Impeachment Trial and State of the Union Bring VIP Visitors to the U.S. Capitol
The impeachment trial is the hottest ticket in the nation’s capital this week – long queues to catch a 15 minute glimpse of history – but some spectators in the gallery attracted more attention than the attorneys on the Senate Floor. Actress Whoopi Goldberg (a FOB-Friend of Bill) and her significant other, actor Frank Langella, watched the entire defense presentation from the VIP section of the Senate Gallery. And Vanity Fair writer Dominick Dunne made his first ever visit to the U.S. Capitol for the occasion. Former Clinton flack Dee Dee Myers showed him the ropes. Mr. Dunne, Nancy Reagan’s best friend since the days of the O.J. trial, related that the former U.S. First Lady looks very frail but wasn’t timid about expressing her opinion on the subject at hand: “Clinton brought it on himself.”
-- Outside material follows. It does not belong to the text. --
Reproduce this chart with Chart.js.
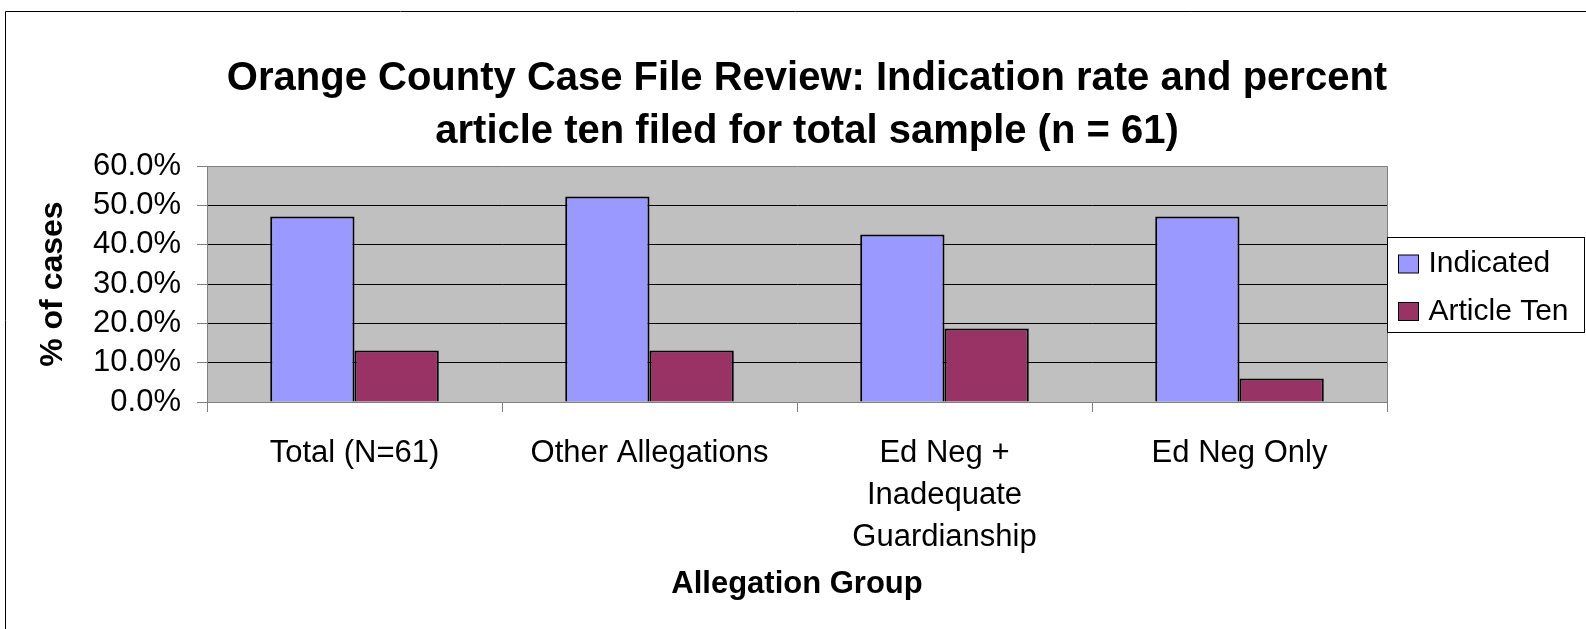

Supreme Court Chief Justice William Rehnquist was on deck for a triple-play Tuesday – hearing arguments at the Supreme Court, presiding over the impeachment trial, and attending President Clinton’s State of the Union Address. However, he opted to skip the latter, along with several Republican Members of the House including Judiciary Chairman Henry Hyde and Bob Barr (both House trial managers for the prosecution). But where was Housing and Urban Development Secretary Andrew Cuomo? This Kennedy in-law and son of former NY Governor Mario Cuomo was the only Cabinet Member missing from the traditional Joint Session of Congress. That’s because he was the designated absentee, the person whom the president asks to stay behind. It’s a safeguard just in case the Capitol is bombed while most of the Members of Legislative, Judiciary and Executive branches of government are inside. This way, at least one top government official would survive to run the country. Mr. Cuomo had a full presidential Secret Service detail while he watched the speech on TV from his living room. White House guests Rosa Parks, the civil rights icon who wouldn’t give up her seat on the bus in Montgomery, Alabama, 44 years ago, and baseball slugger Sammy Sosa, who struck up a friendship with fellow Chicagoan Hillary Clinton last October in the Dominican Republic where both were assisting hurricane victims, hit home runs on both sides of the aisle. While everyone scanned the gallery crowd to get a glimpse of a dreadlocked Whoopi Goldberg, Rosa Parks was just another faceless spectator until President Clinton recognized her as a hero.
A refreshing twist from the tense hoopla of Washington this week. . . Newly-elected U.S. House Speaker Dennis Hastert had a rude awakening when his newly assigned security detail went to check out his house in Illinois. They found there had never been any locks on the doors so they had to install them. Whoever said Members of Congress weren’t honest?